The Mudcat Café TM
Thread #136607   Message #3122841
Posted By: Jim Carroll
27-Mar-11 - 03:12 PM
Thread Name: Folklore: Folk, 1954 definition?
Subject: RE: Folklore: Folk, 1954 definition?
"The 1954 definition was intended for use by academics, to set out parameters for academic study."
Sorry Howard, it was no such thing.
It was an attempt, largely by academics, but also by singers too, to make sense of a specific body of song that had caught the imaginations of singers and scholars alike around the time the BBC was carrying out its 'mopping up' campaign (aimed at producing a series of programmes for public consumption - 'As Roved Out' .
Organisations like Topic Records (non-academic) pretty well adhered to it, as did editors of "Folk" magazines and "folk" song collections.
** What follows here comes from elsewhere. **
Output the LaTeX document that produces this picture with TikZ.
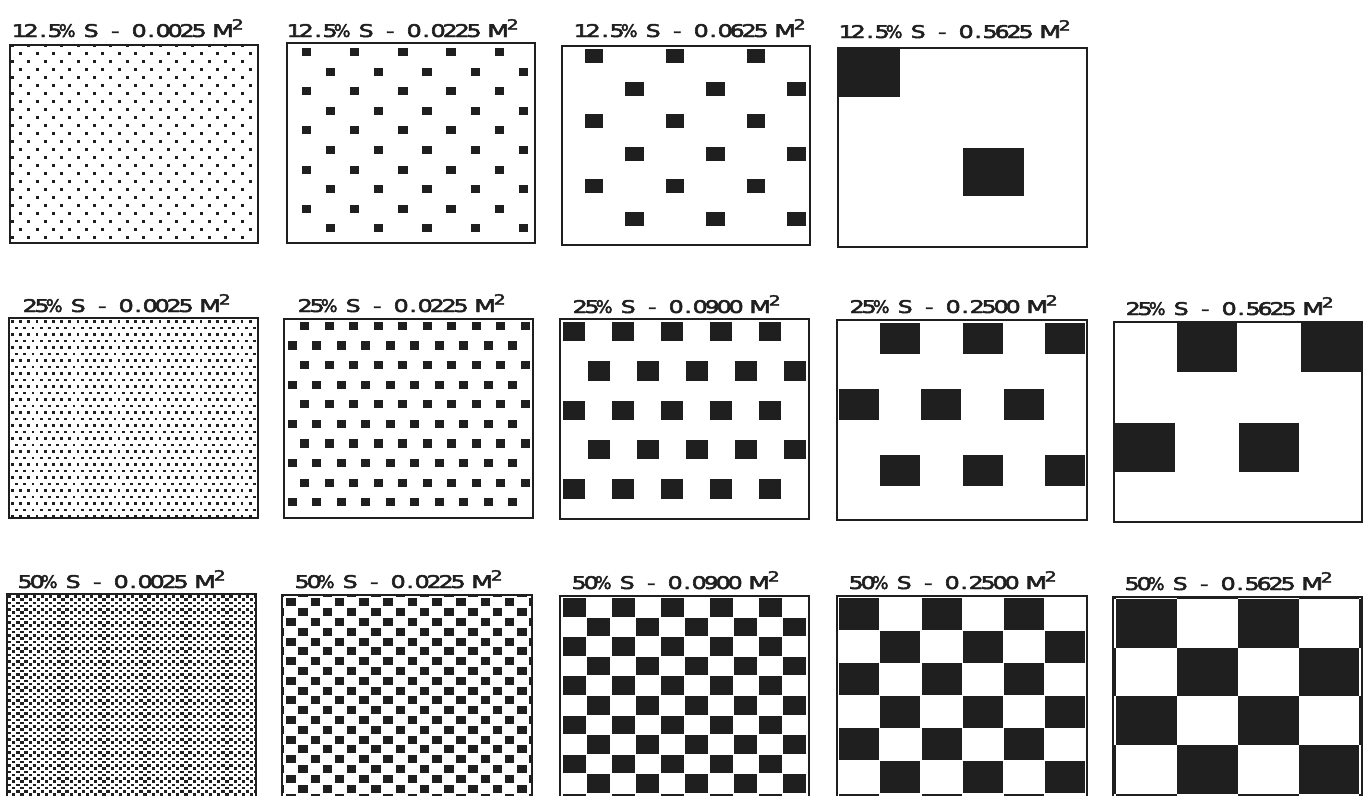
\documentclass[tikz,border=0pt]{standalone}
\usepackage{fontspec}
\setmainfont{DejaVu Sans}
\newfontfamily\labfont{DejaVu Sans}[FakeBold=2.6]
\usepackage{graphicx}
\definecolor{ink}{gray}{0.12}
\newlength\cw \setlength\cw{12pt}
\def\mono#1{\monoA#1\relax}
\def\monoB#1{\ifx#1\%\scalebox{1.0}[1]{#1}\else\ifx#1M\scalebox{1.45}[1]{#1}\else\scalebox{1.35}[1]{#1}\fi\fi}
\def\monoA#1{\ifx#1\relax\else\ifx#1*\hspace*{\cw}\else\makebox[\cw][c]{\monoB{#1}}\fi\expandafter\monoA\fi}
\def\sqm{\hspace{2.5pt}\raisebox{7.5pt}{\fontsize{14}{14}\selectfont\scalebox{1.35}[1]{2}}}
\newcommand\boxdef[4]{\def\pL{#1}\def\pT{#2}\def\pW{#3}\def\pH{#4}}
\newcommand\pat[7]{%
 \begin{scope}
 \clip (\pL,\pT) rectangle ++(\pW,\pH);
 \pgfmathtruncatemacro\nr{\pH/#5+1}
 \pgfmathtruncatemacro\nc{\pW/#3+1}
 \foreach \jj in {-1,...,\nr}{\foreach \ii in {-1,...,\nc}{
   \pgfmathsetmacro\xx{\pL+#6+\ii*#3+mod(\jj+2,2)*#4}
   \pgfmathsetmacro\yy{\pT+#7+\jj*#5}
   \fill[blk] (\xx,\yy) rectangle ++(#1,#2);}}
 \end{scope}
 \draw[frame] (\pL,\pT) rectangle ++(\pW,\pH);}
\begin{document}
\begin{tikzpicture}[x=1pt,y=-1pt,
  lab/.style={anchor=base west,inner sep=0pt,font=\labfont\fontsize{17.5}{20}\selectfont,text=ink},
  frame/.style={draw=ink,line width=1.6pt},
  blk/.style={fill=ink}]
\fill[white] (0,0) rectangle (1367,795);
\useasboundingbox (0,0) rectangle (1367,795);
% ---------- row 1 : 12.5%
\boxdef{10}{45}{248}{198}\pat{3}{2.9}{16.4}{8.2}{8}{1}{-1}
\boxdef{287}{43}{248}{200}\pat{9.5}{8}{48.3}{24.15}{19.6}{14.5}{5}
\boxdef{562}{46}{248}{199}\pat{18.5}{14}{81}{40.5}{32.5}{22.5}{3}
\boxdef{838}{48}{249}{199}\pat{60.5}{48}{248}{124}{99}{1}{1}
\node[lab] (l11) at (13,37) {\mono{12.5\%*S*-*0.0025*M}\sqm};
\node[lab] (l12) at (288,37) {\mono{12.5\%*S*-*0.0225*M}\sqm};
\node[lab] (l13) at (575,37) {\mono{12.5\%*S*-*0.0625*M}\sqm};
\node[lab] (l14) at (840,38) {\mono{12.5\%*S*-*0.5625*M}\sqm};
% ---------- row 2 : 25%
\boxdef{9}{318}{249}{200}\pat{2.8}{2.7}{8.2}{4.1}{6.5}{2}{2}
\boxdef{284}{319}{249}{199}\pat{9}{8.3}{24.5}{12.25}{19.6}{16}{2.7}
\boxdef{560}{319}{249}{200}\pat{22}{19.5}{49}{24.5}{39.4}{3}{2.7}
\boxdef{837}{320}{250}{200}\pat{40}{31}{82.5}{41.25}{66}{43}{3.3}
\boxdef{1114}{322}{248}{200}\pat{59.3}{48.3}{124}{62}{100}{63.3}{1.3}
\node[lab] (l21) at (24,312) {\mono{25\%*S*-*0.0025*M}\sqm};
\node[lab] (l22) at (299,312) {\mono{25\%*S*-*0.0225*M}\sqm};
\node[lab] (l23) at (574,313) {\mono{25\%*S*-*0.0900*M}\sqm};
\node[lab] (l24) at (851,313) {\mono{25\%*S*-*0.2500*M}\sqm};
\node[lab] (l25) at (1127,315) {\mono{25\%*S*-*0.5625*M}\sqm};
% ---------- row 3 : 50%
\boxdef{7}{594}{249}{210}\pat{3.3}{2.7}{8.2}{4.1}{3.25}{1}{1}
\boxdef{282}{595}{250}{210}\pat{9.5}{8}{24.3}{12.15}{9.8}{4.2}{3.3}
\boxdef{560}{596}{249}{210}\pat{23}{18.5}{49}{24.5}{19.6}{2.5}{2}
\boxdef{837}{596}{250}{210}\pat{40}{32}{82.5}{41.25}{32.6}{2}{2}
\boxdef{1113}{597}{249}{210}\pat{60.8}{48.9}{121.7}{60.85}{48.9}{3}{1.6}
\node[lab] (l31) at (19,588) {\mono{50\%*S*-*0.0025*M}\sqm};
\node[lab] (l32) at (296,588) {\mono{50\%*S*-*0.0225*M}\sqm};
\node[lab] (l33) at (573,589) {\mono{50\%*S*-*0.0900*M}\sqm};
\node[lab] (l34) at (850,589) {\mono{50\%*S*-*0.2500*M}\sqm};
\node[lab] (l35) at (1126,590) {\mono{50\%*S*-*0.5625*M}\sqm};
\end{tikzpicture}
\end{document}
There were clubs who ahdered to it so closely that they wouldn't let you in with a musical instrument and who asked you not to sing recently composed songs, even if they sounded 'folk'. Events like the Keele Festival, with with lecturers/performers like Bert Lloyd and guests like Harry Cox and Jeannie Robertson comfortably catered for both scholars and folk fans without there being any conflict of interest or any doubt what was on offer.
There were always people who latched onto the label because they had no identification tag of their own, and it when these gained dominance that the problems really began and audences were no longer given a choice in what they wanted to listen to.
"Also, language has moved on and "folk" has a much broader meaning than it did in 1954"
Not really - what has happened is a fairly loose definition has been abandoned totally (not replaced) in the interest of people who neither understand nor like folk music (too long, finger-in-ear, et al).